(Source data)
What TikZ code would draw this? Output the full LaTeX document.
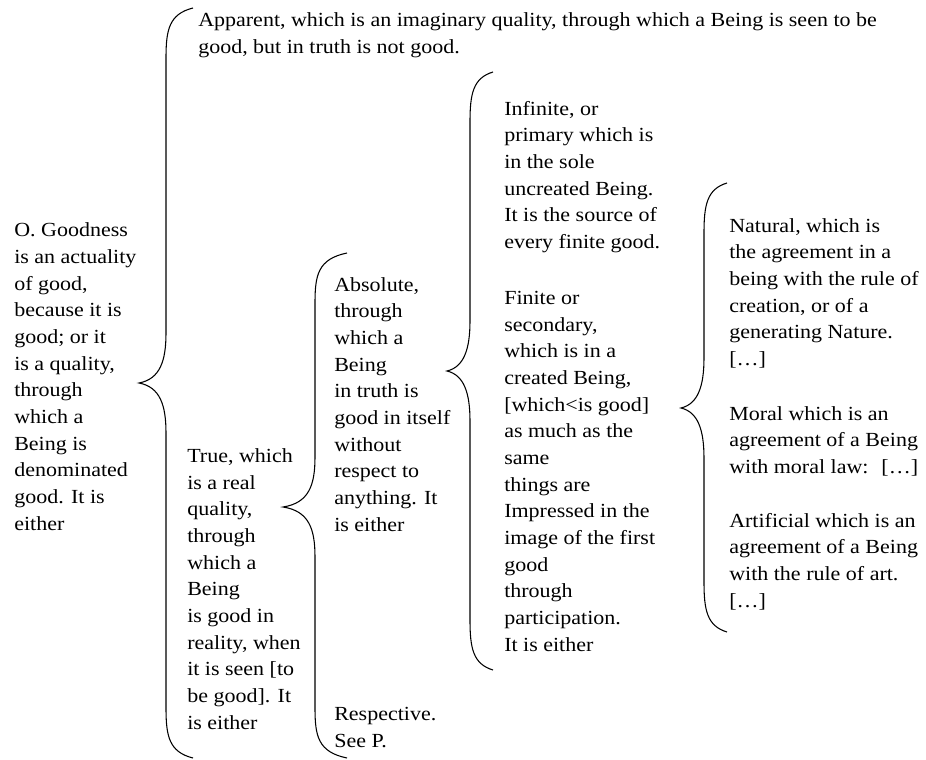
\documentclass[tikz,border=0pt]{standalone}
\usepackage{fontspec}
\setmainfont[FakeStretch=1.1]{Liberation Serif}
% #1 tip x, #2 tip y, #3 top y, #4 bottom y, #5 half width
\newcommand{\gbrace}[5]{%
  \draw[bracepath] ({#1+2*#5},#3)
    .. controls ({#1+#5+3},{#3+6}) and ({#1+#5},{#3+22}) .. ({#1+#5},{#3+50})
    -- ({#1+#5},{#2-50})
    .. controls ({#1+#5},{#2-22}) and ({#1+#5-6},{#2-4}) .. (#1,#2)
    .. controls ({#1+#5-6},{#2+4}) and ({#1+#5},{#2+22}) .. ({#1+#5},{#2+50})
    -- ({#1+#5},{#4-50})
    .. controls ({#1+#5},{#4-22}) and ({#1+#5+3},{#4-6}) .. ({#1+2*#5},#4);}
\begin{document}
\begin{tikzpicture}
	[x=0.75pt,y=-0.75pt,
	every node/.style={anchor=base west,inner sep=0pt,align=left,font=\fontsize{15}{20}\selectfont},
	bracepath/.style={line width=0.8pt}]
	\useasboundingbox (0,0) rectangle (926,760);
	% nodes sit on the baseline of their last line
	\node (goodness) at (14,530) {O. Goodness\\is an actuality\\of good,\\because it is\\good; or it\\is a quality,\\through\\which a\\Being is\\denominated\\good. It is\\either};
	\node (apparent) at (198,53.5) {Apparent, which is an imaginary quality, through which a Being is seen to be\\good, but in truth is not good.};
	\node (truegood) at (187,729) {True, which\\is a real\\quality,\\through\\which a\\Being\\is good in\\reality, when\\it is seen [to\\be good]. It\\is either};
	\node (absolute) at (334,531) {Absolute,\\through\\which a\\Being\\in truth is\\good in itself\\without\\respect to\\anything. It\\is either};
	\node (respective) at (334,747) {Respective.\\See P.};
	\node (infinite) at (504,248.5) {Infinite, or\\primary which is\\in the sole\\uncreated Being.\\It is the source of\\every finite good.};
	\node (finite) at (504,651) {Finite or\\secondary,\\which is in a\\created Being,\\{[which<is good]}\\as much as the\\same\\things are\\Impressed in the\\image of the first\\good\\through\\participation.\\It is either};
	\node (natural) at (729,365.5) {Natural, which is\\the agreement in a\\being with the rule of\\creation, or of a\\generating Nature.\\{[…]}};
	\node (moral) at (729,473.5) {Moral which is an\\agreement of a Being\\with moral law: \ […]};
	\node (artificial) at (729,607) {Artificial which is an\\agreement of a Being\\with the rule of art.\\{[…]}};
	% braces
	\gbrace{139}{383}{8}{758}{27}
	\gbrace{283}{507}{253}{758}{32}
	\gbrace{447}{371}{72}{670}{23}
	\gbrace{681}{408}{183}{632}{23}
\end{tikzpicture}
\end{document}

(Task to complete) Look over the listing. Pull out every line with the string "draw" in it.

(Exercise answer)
What TikZ code would draw this? Output the full LaTeX document.
  \draw[bracepath] ({#1+2*#5},#3)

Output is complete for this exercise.